• AVAILABLE DATA:
/---
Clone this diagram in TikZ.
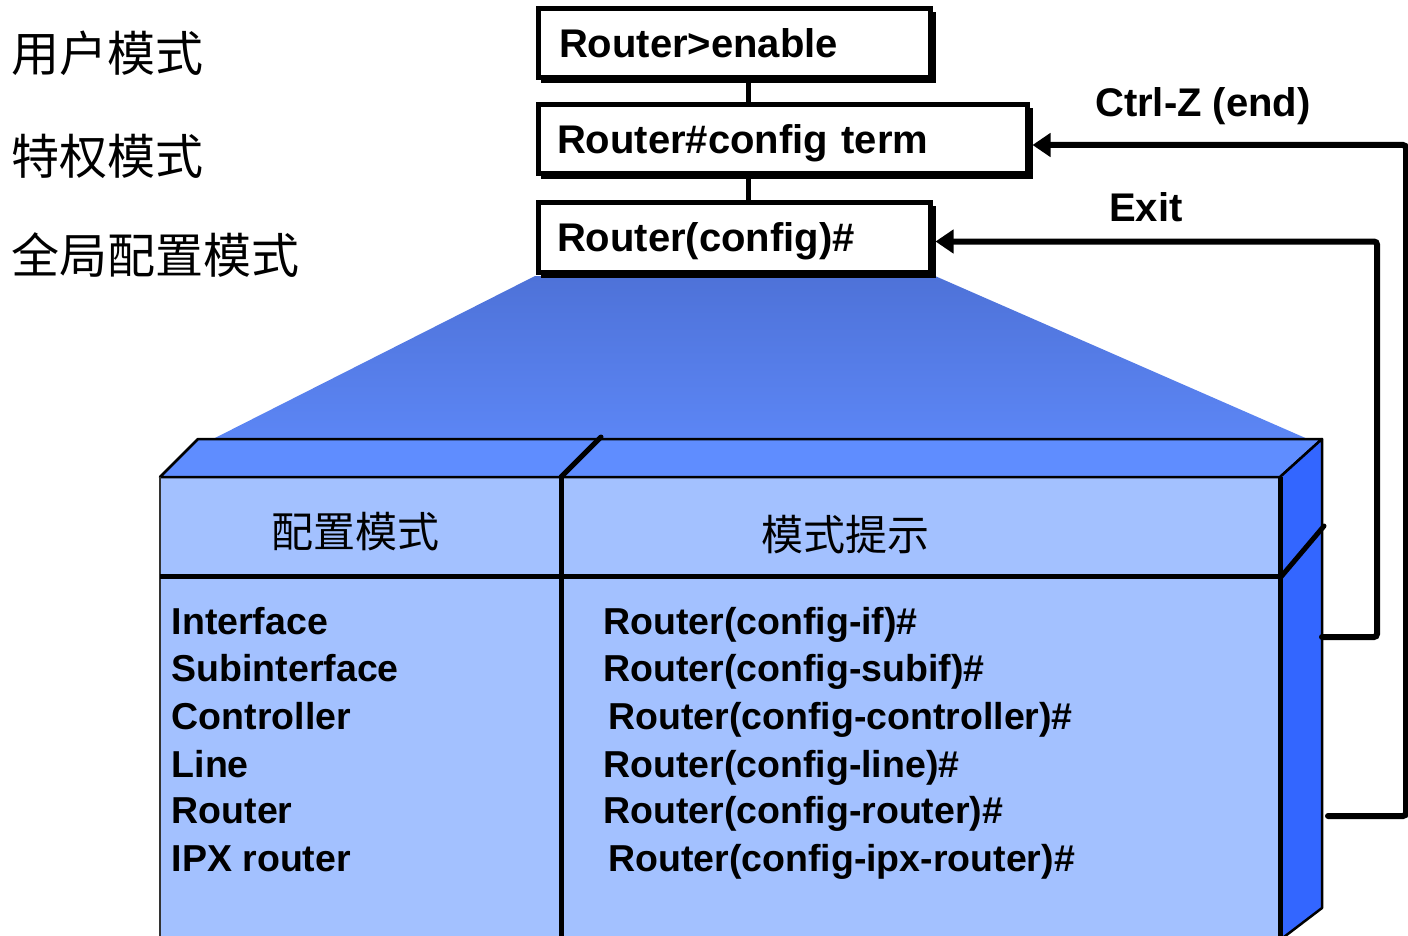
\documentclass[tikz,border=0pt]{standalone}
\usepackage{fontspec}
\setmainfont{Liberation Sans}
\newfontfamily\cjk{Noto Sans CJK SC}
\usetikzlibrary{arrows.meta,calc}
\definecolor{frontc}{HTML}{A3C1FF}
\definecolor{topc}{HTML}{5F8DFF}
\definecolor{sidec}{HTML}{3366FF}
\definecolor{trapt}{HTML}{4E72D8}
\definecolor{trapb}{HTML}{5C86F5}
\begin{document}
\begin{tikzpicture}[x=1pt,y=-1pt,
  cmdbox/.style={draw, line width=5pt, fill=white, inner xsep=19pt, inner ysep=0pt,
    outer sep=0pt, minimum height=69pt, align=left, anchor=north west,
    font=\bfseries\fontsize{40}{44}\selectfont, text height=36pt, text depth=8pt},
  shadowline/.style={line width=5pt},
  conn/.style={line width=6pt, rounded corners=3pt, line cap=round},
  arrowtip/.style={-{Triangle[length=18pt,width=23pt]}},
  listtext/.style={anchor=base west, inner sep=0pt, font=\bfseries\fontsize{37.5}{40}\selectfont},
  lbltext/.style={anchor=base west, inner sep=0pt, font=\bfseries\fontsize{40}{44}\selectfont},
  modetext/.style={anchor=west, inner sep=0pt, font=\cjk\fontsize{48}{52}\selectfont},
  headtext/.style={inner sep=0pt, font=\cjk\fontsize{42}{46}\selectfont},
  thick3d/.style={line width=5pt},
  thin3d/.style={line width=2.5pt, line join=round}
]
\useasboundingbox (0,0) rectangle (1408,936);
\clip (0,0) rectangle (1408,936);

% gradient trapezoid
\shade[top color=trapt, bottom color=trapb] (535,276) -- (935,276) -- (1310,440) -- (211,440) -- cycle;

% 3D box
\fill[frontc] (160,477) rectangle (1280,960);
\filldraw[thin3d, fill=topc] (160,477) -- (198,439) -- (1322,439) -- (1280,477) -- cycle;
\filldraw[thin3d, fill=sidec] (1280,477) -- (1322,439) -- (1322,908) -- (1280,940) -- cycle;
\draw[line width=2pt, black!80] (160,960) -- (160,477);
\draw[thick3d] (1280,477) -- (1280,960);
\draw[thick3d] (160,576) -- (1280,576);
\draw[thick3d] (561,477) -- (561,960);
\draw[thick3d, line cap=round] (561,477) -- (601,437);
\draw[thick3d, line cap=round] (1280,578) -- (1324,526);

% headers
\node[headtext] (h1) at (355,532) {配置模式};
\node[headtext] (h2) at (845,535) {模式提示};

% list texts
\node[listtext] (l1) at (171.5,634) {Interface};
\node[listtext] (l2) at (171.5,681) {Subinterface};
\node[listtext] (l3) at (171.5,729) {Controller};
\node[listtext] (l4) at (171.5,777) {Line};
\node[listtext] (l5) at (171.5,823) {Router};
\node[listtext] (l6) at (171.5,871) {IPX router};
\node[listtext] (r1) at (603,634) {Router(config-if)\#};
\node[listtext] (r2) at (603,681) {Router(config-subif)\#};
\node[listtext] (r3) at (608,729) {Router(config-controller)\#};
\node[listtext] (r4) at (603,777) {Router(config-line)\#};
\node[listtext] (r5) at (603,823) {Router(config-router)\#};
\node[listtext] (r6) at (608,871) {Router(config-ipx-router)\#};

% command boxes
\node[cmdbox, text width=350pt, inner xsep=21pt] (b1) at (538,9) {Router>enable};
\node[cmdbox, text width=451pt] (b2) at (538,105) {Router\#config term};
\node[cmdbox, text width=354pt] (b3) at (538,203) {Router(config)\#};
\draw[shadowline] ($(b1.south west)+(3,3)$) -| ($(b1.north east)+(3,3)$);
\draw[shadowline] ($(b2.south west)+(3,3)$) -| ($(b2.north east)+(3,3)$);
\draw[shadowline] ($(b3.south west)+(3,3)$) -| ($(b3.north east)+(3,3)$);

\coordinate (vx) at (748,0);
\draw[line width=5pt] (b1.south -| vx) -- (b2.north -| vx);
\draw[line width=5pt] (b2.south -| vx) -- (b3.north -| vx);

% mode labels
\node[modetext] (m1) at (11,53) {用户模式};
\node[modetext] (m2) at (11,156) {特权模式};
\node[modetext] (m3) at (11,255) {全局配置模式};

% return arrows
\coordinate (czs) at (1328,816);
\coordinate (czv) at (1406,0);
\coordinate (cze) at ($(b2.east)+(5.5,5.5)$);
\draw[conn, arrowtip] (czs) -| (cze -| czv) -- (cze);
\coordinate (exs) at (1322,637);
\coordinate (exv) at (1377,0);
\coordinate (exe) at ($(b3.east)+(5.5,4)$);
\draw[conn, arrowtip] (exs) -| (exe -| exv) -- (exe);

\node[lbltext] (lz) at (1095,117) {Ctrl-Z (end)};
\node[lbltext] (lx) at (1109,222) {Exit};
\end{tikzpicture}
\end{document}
\---
• INSTRUCTION: Copy the listing over exactly, skipping the pictures it holds.

• OUTPUT BELOW:
Clone this diagram in TikZ.
\documentclass[tikz,border=0pt]{standalone}
\usepackage{fontspec}
\setmainfont{Liberation Sans}
\newfontfamily\cjk{Noto Sans CJK SC}
\usetikzlibrary{arrows.meta,calc}
\definecolor{frontc}{HTML}{A3C1FF}
\definecolor{topc}{HTML}{5F8DFF}
\definecolor{sidec}{HTML}{3366FF}
\definecolor{trapt}{HTML}{4E72D8}
\definecolor{trapb}{HTML}{5C86F5}
\begin{document}
\begin{tikzpicture}[x=1pt,y=-1pt,
  cmdbox/.style={draw, line width=5pt, fill=white, inner xsep=19pt, inner ysep=0pt,
    outer sep=0pt, minimum height=69pt, align=left, anchor=north west,
    font=\bfseries\fontsize{40}{44}\selectfont, text height=36pt, text depth=8pt},
  shadowline/.style={line width=5pt},
  conn/.style={line width=6pt, rounded corners=3pt, line cap=round},
  arrowtip/.style={-{Triangle[length=18pt,width=23pt]}},
  listtext/.style={anchor=base west, inner sep=0pt, font=\bfseries\fontsize{37.5}{40}\selectfont},
  lbltext/.style={anchor=base west, inner sep=0pt, font=\bfseries\fontsize{40}{44}\selectfont},
  modetext/.style={anchor=west, inner sep=0pt, font=\cjk\fontsize{48}{52}\selectfont},
  headtext/.style={inner sep=0pt, font=\cjk\fontsize{42}{46}\selectfont},
  thick3d/.style={line width=5pt},
  thin3d/.style={line width=2.5pt, line join=round}
]
\useasboundingbox (0,0) rectangle (1408,936);
\clip (0,0) rectangle (1408,936);

% gradient trapezoid
\shade[top color=trapt, bottom color=trapb] (535,276) -- (935,276) -- (1310,440) -- (211,440) -- cycle;

% 3D box
\fill[frontc] (160,477) rectangle (1280,960);
\filldraw[thin3d, fill=topc] (160,477) -- (198,439) -- (1322,439) -- (1280,477) -- cycle;
\filldraw[thin3d, fill=sidec] (1280,477) -- (1322,439) -- (1322,908) -- (1280,940) -- cycle;
\draw[line width=2pt, black!80] (160,960) -- (160,477);
\draw[thick3d] (1280,477) -- (1280,960);
\draw[thick3d] (160,576) -- (1280,576);
\draw[thick3d] (561,477) -- (561,960);
\draw[thick3d, line cap=round] (561,477) -- (601,437);
\draw[thick3d, line cap=round] (1280,578) -- (1324,526);

% headers
\node[headtext] (h1) at (355,532) {配置模式};
\node[headtext] (h2) at (845,535) {模式提示};

% list texts
\node[listtext] (l1) at (171.5,634) {Interface};
\node[listtext] (l2) at (171.5,681) {Subinterface};
\node[listtext] (l3) at (171.5,729) {Controller};
\node[listtext] (l4) at (171.5,777) {Line};
\node[listtext] (l5) at (171.5,823) {Router};
\node[listtext] (l6) at (171.5,871) {IPX router};
\node[listtext] (r1) at (603,634) {Router(config-if)\#};
\node[listtext] (r2) at (603,681) {Router(config-subif)\#};
\node[listtext] (r3) at (608,729) {Router(config-controller)\#};
\node[listtext] (r4) at (603,777) {Router(config-line)\#};
\node[listtext] (r5) at (603,823) {Router(config-router)\#};
\node[listtext] (r6) at (608,871) {Router(config-ipx-router)\#};

% command boxes
\node[cmdbox, text width=350pt, inner xsep=21pt] (b1) at (538,9) {Router>enable};
\node[cmdbox, text width=451pt] (b2) at (538,105) {Router\#config term};
\node[cmdbox, text width=354pt] (b3) at (538,203) {Router(config)\#};
\draw[shadowline] ($(b1.south west)+(3,3)$) -| ($(b1.north east)+(3,3)$);
\draw[shadowline] ($(b2.south west)+(3,3)$) -| ($(b2.north east)+(3,3)$);
\draw[shadowline] ($(b3.south west)+(3,3)$) -| ($(b3.north east)+(3,3)$);

\coordinate (vx) at (748,0);
\draw[line width=5pt] (b1.south -| vx) -- (b2.north -| vx);
\draw[line width=5pt] (b2.south -| vx) -- (b3.north -| vx);

% mode labels
\node[modetext] (m1) at (11,53) {用户模式};
\node[modetext] (m2) at (11,156) {特权模式};
\node[modetext] (m3) at (11,255) {全局配置模式};

% return arrows
\coordinate (czs) at (1328,816);
\coordinate (czv) at (1406,0);
\coordinate (cze) at ($(b2.east)+(5.5,5.5)$);
\draw[conn, arrowtip] (czs) -| (cze -| czv) -- (cze);
\coordinate (exs) at (1322,637);
\coordinate (exv) at (1377,0);
\coordinate (exe) at ($(b3.east)+(5.5,4)$);
\draw[conn, arrowtip] (exs) -| (exe -| exv) -- (exe);

\node[lbltext] (lz) at (1095,117) {Ctrl-Z (end)};
\node[lbltext] (lx) at (1109,222) {Exit};
\end{tikzpicture}
\end{document}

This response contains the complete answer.